The Express Lanes project in San Mateo County will not only cause Highway 101 lane and ramp closures over the next two-plus years, but also full freeway and local road closures.
All Highway 101 lanes in one direction in the county will shut down 12 times next year between midnight and 5 a.m., causing detours, Caltrans consultant Leo Scott said during a C/CAG meeting Thursday. That’s so crews can take down and put up new signs on each of the six sign bridges on the corridor.
Motorists should also expect daytime local street closures through mid-2022, though they will be “fairly minor,” Scott said. Street closures will be necessary when crews remove and reconstruct sound walls, relocate sewer lines and work on utilities, which starts this month and in March.
During those months, crews will begin relocating the sewer line around the Dore Avenue off-ramp and demolishing the sound wall between Newbridge Avenue and Beacon Avenue in San Mateo as well as removing vegetation and the existing concrete barrier.

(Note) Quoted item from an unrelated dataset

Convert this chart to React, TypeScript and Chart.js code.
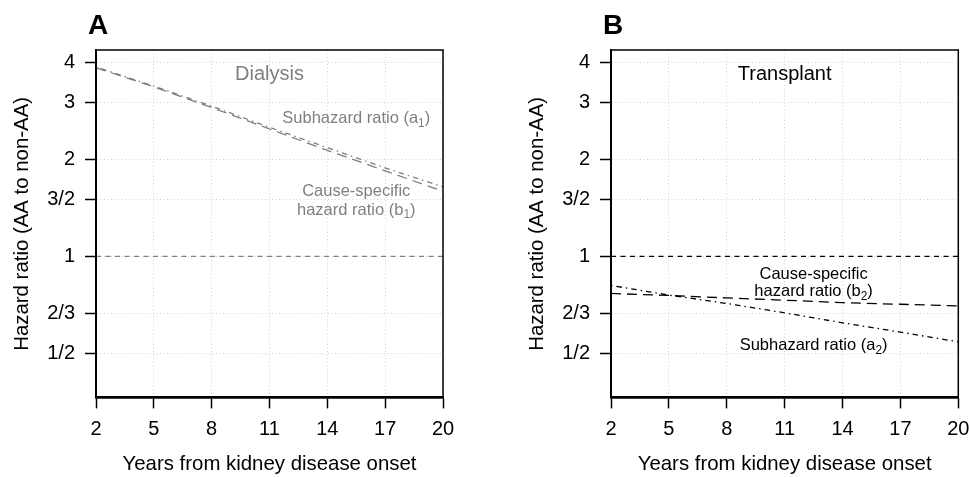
import React, { useEffect, useRef } from 'react';
import { Chart, registerables } from 'chart.js';

Chart.register(...registerables);

// ---------- data ----------
const years = [2, 5, 8, 11, 14, 17, 20];
const xTicks = [2, 5, 8, 11, 14, 17, 20];
const yTickValues = [0.5, 2 / 3, 1, 1.5, 2, 3, 4];
const yTickLabels = ['1/2', '2/3', '1', '3/2', '2', '3', '4'];
const yRange = [0.3645, 4.358];

const dialysisSubhazard = [3.86, 3.37, 2.92, 2.51, 2.17, 1.88, 1.64];
const dialysisCauseSpecific = [3.84, 3.35, 2.89, 2.48, 2.13, 1.84, 1.59];
const transplantSubhazard = [0.812, 0.758, 0.714, 0.668, 0.622, 0.582, 0.543];
const transplantCauseSpecific = [0.767, 0.756, 0.743, 0.731, 0.718, 0.71, 0.702];
const referenceRatio = [1, 1];
const referenceYears = [2, 20];

// ---------- styling ----------
const FONT = "'Liberation Sans', Arial, Helvetica, sans-serif";
const GRID = '#d3d3d3';
const GREY = '#7f7f7f';
const DASH_REF = [5, 4.5];
const DASH_LONG = [10, 6];
const DASH_DOTDASH = [1.5, 4, 5.5, 4];

type Part = { t: string; sub?: boolean };
type Note = { parts: Part[]; x: number; y: number; size: number };

const notesA: Note[] = [
  { parts: [{ t: 'Dialysis' }], x: 11, y: 3.51, size: 20 },
  { parts: [{ t: 'Subhazard ratio (a' }, { t: '1', sub: true }, { t: ')' }], x: 15.5, y: 2.588, size: 16.5 },
  { parts: [{ t: 'Cause-specific' }], x: 15.5, y: 1.535, size: 16.5 },
  { parts: [{ t: 'hazard ratio (b' }, { t: '1', sub: true }, { t: ')' }], x: 15.5, y: 1.347, size: 16.5 },
];

const notesB: Note[] = [
  { parts: [{ t: 'Transplant' }], x: 11, y: 3.51, size: 20 },
  { parts: [{ t: 'Cause-specific' }], x: 12.5, y: 0.851, size: 16.5 },
  { parts: [{ t: 'hazard ratio (b' }, { t: '2', sub: true }, { t: ')' }], x: 12.5, y: 0.751, size: 16.5 },
  { parts: [{ t: 'Subhazard ratio (a' }, { t: '2', sub: true }, { t: ')' }], x: 12.5, y: 0.511, size: 16.5 },
];

const decorPlugin = {
  id: 'decor',
  afterDatasetsDraw(chart: any, _args: any, opts: any) {
    const { ctx, chartArea: a, scales } = chart;
    ctx.save();
    ctx.setLineDash([]);
    ctx.strokeStyle = '#000';
    ctx.lineWidth = 1.5;
    ctx.strokeRect(a.left, a.top, a.right - a.left, a.bottom - a.top);

    ctx.fillStyle = '#000';
    ctx.font = `bold 28px ${FONT}`;
    ctx.textAlign = 'left';
    ctx.textBaseline = 'alphabetic';
    ctx.fillText(opts.letter, a.left - 8, 33.5);

    ctx.fillStyle = opts.color;
    for (const n of opts.notes as Note[]) {
      const px = scales.x.getPixelForValue(n.x);
      const py = scales.y.getPixelForValue(n.y);
      const subSize = n.size * 0.72;
      let total = 0;
      const widths = n.parts.map((p) => {
        ctx.font = `${p.sub ? subSize : n.size}px ${FONT}`;
        const w = ctx.measureText(p.t).width;
        total += w;
        return w;
      });
      let cx = px - total / 2;
      n.parts.forEach((p, i) => {
        ctx.font = `${p.sub ? subSize : n.size}px ${FONT}`;
        ctx.fillText(p.t, cx, p.sub ? py + n.size * 0.22 : py);
        cx += widths[i];
      });
    }
    ctx.restore();
  },
};

type PanelProps = {
  letter: string;
  color: string;
  sub: number[];
  cause: number[];
  notes: Note[];
  width: number;
  rightPad: number;
  left: number;
};

function Panel({ letter, color, sub, cause, notes, width, rightPad, left }: PanelProps) {
  const ref = useRef<HTMLCanvasElement | null>(null);
  useEffect(() => {
    if (!ref.current) return;
    const font = { family: FONT, size: 20 };
    const titleFont = { family: FONT, size: 20.4 };
    const chart = new Chart(ref.current, {
      type: 'line',
      data: {
        datasets: [
          {
            data: referenceYears.map((x, i) => ({ x, y: referenceRatio[i] })),
            borderColor: color,
            borderWidth: 1.3,
            borderDash: DASH_REF,
            pointRadius: 0,
          },
          {
            data: years.map((x, i) => ({ x, y: sub[i] })),
            borderColor: color,
            borderWidth: 1.3,
            borderDash: DASH_DOTDASH,
            pointRadius: 0,
          },
          {
            data: years.map((x, i) => ({ x, y: cause[i] })),
            borderColor: color,
            borderWidth: 1.3,
            borderDash: DASH_LONG,
            pointRadius: 0,
          },
        ],
      },
      options: {
        animation: false,
        responsive: false,
        events: [],
        layout: { padding: { top: 50, right: rightPad, left: 0, bottom: 0 } },
        plugins: {
          legend: { display: false },
          tooltip: { enabled: false },
          decor: { letter, color, notes },
        } as any,
        scales: {
          x: {
            type: 'linear',
            min: xTicks[0],
            max: xTicks[xTicks.length - 1],
            afterBuildTicks: (s: any) => {
              s.ticks = xTicks.map((v) => ({ value: v }));
            },
            afterFit: (s: any) => {
              s.height = 79.3;
              s.paddingLeft = 0;
              s.paddingRight = 0;
            },
            grid: { color: GRID, lineWidth: 1, tickLength: 10.7, tickColor: '#000', tickWidth: 1.5 },
            border: { color: '#000', width: 2.5, dash: [1, 2.5] },
            ticks: {
              font,
              color: '#000',
              padding: 9,
              maxRotation: 0,
              autoSkip: false,
              callback: (v: any) => String(v),
            },
            title: {
              display: true,
              text: 'Years from kidney disease onset',
              font: titleFont,
              color: '#000',
              padding: { top: 0, bottom: 0 },
            },
          },
          y: {
            type: 'logarithmic',
            min: yRange[0],
            max: yRange[1],
            afterBuildTicks: (s: any) => {
              s.ticks = yTickValues.map((v) => ({ value: v }));
            },
            afterFit: (s: any) => {
              s.width = 96;
              s.paddingTop = 0;
              s.paddingBottom = 0;
            },
            grid: { color: GRID, lineWidth: 1, tickLength: 11, tickColor: '#000', tickWidth: 1.5 },
            border: { color: '#000', width: 2, dash: [1, 2.5] },
            ticks: {
              font,
              color: '#000',
              padding: 10,
              autoSkip: false,
              callback: (_v: any, i: number) => yTickLabels[i],
            },
            title: {
              display: true,
              text: 'Hazard ratio (AA to non-AA)',
              font: titleFont,
              color: '#000',
              padding: { top: 10, bottom: 0 },
            },
          },
        },
      } as any,
      plugins: [decorPlugin],
    });
    return () => chart.destroy();
  }, []);
  return (
    <canvas
      ref={ref}
      width={width}
      height={477}
      style={{ position: 'absolute', left, top: 0, width, height: 477, display: 'block' }}
    />
  );
}

export default function App() {
  return (
    <div
      style={{
        position: 'absolute',
        left: 0,
        top: 0,
        width: 969,
        height: 477,
        overflow: 'hidden',
        background: '#fff',
      }}
    >
      <Panel letter="A" color={GREY} sub={dialysisSubhazard} cause={dialysisCauseSpecific} notes={notesA} width={484} rightPad={41} left={0} />
      <Panel letter="B" color="#000" sub={transplantSubhazard} cause={transplantCauseSpecific} notes={notesB} width={454} rightPad={10.7} left={515} />
    </div>
  );
}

The vast majority of construction work will occur at night, between Sunday and Thursday from 9 p.m. to 6 a.m. Delays are expected to be between 15 and 25 minutes or even longer at any given time in that window, though congestion due to construction is expected to be minimal after 1:30 a.m., Scott said.
“Our goal is to avoid delays before 9 p.m. and after 6 a.m.,” Scott said. “Most congestion will occur between 9 p.m. and 1 a.m.”
Highway 101 ramp and lane closures will be at night and Consecutive ramps will not be shut down at the same time and there will always be a detour to the next ramp when the nearest one is closed.
Real-time traffic signs will be installed roughly every mile throughout the corridor to notify motorists where the slowdown begins.
Caltrans has and will be working with communities whose residents commute to San Mateo County as well as large employers so their employees are aware of the project. SFO will also be notifying passengers about the project and traffic impacts.
Several board members are worried about congestion on local streets due to commuters jumping on and off Highway 101 to avoid backups there. Scott said Caltrans has reached out to navigation apps including Waze and asked them not to send commuters to local streets when congestion is bad, though that app specifically said there’s nothing it can do as information related to anticipated closures is entered into the Waze system by its users.
The $580 million project will construct a new lane in each direction of the highway between the Whipple Avenue exit in Redwood City and Interstate 380 in South San Francisco.
The far left lane in each direction will be converted to an express lane, on which buses and carpools of three or more people can travel for free while solo drivers will have to pay a toll that fluctuates based on traffic volumes. Tolls are expected to be between 50 cents and $1 per mile on average and no more than $3 per mile, and they’ll be paid via a FasTrak transponder, according to Caltrans.
An equity program offering discounts to low-income motorists could be offered once the express lanes are open.
Officials say users of the new express lanes will be able to travel at least 45 mph at all times and the plan is to also roll out a series of express bus routes to travel on those lanes. SamTrans has already debuted one such route called the FCX, which connects Foster City to San Francisco. It’s one of six express bus routes that will be rolled out in the coming years.
The first phase of the project, which is wrapping up now, converted the existing carpool lanes between the Whipple Avenue exit and the Santa Clara County line into express lanes. The work entailed sign installation and restriping, among other tasks.
The San Mateo County express lanes are expected to open late 2022, and the plan is to eventually extend the express lanes so they travel between San Francisco and San Jose.
In other business, the C/CAG board Thursday advanced to the environmental review phase a project that will extend the express lanes from the Interstate 380/Highway 101 interchange to the San Francisco County line.
During the meeting, the board also signed off on a series of short-term improvements for the State Route 92/Highway 101 interchange aimed at reducing weaving conflicts and improving safety. Construction is expected to begin in 2023. Long-term improvements aimed at increasing capacity and reducing congestion on the interchange are expected to break ground in 2024 and be complete in 2027.